By GRAHAM REID
(Herald rating: * * * )
Earle won few friends here for concerts which were thrash-rock and his voice little more than a monochrome growl. You can imagine some of the songs on this urgent collection would sound much the same live, which isn't to say that these tracks are all broadcast on the same narrow frequency: Earle adds necessary studio polish (multi-tracked vocals, a string section stabbing through The Gringo's Tale), and he maintains that affection for Rubber Soul-period Beatles alongside country rock.

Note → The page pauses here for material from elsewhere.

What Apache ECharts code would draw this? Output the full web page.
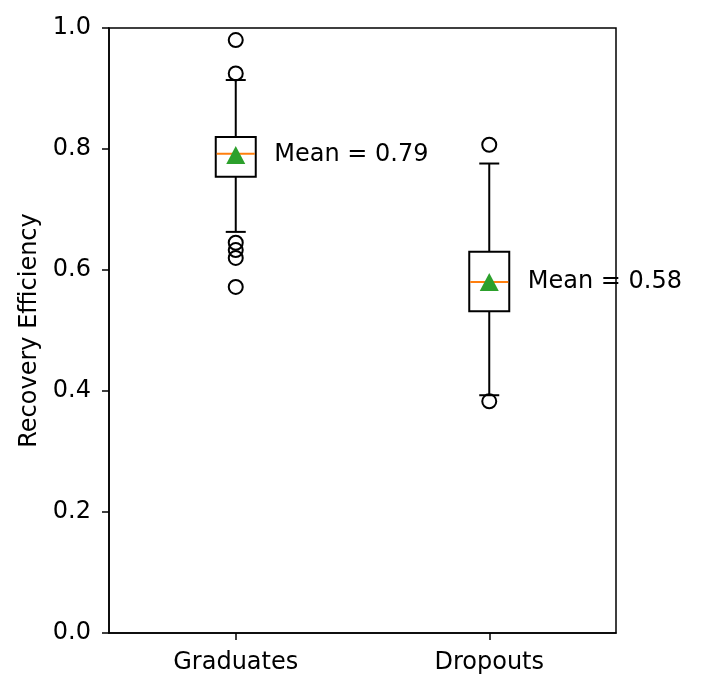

He even allows himself a little humour on the (pretty bad) reggae riffing about Condoleezza Rice on Condi, Condi.
The war in Iraq is rightly still his concern and Earle addresses the issue from the bottom up.
Home to Houston is about a guy who drove big wheel rigs but is now doing the same in Basra because there was nothing for him at home; Rich Man's War looks at young men on both sides of the conflict who are fighting and dying for men far from the front; Warrior is a spoken-word piece which reaches towards the mythic and has a Doors-like resonance. It should be accompanied by Coppolla's choppers coming over the horizon and napalm explosions. He turns in a grunge version of Tex-Mex music on F the CC (an expletive-inclusive swipe at US talkback radio), Emmylou Harris joins him for the backbeat ballad Comin' Around, and the highlight is I Thought You Should Know in which the much-married Earle explores the territory between lust and love but knows where heartbreak lies.
Earle has said he can't wait for this war to be over so he can get back to singing about girls and stuff, and there are a few places here where you might feel the same. Especially when he brings that hard-won maturity about such things to a song like I Thought You Should Know. But while the war drags on, his Everyman voice demands to be heard and is rarely less than commanding and utterly passionate.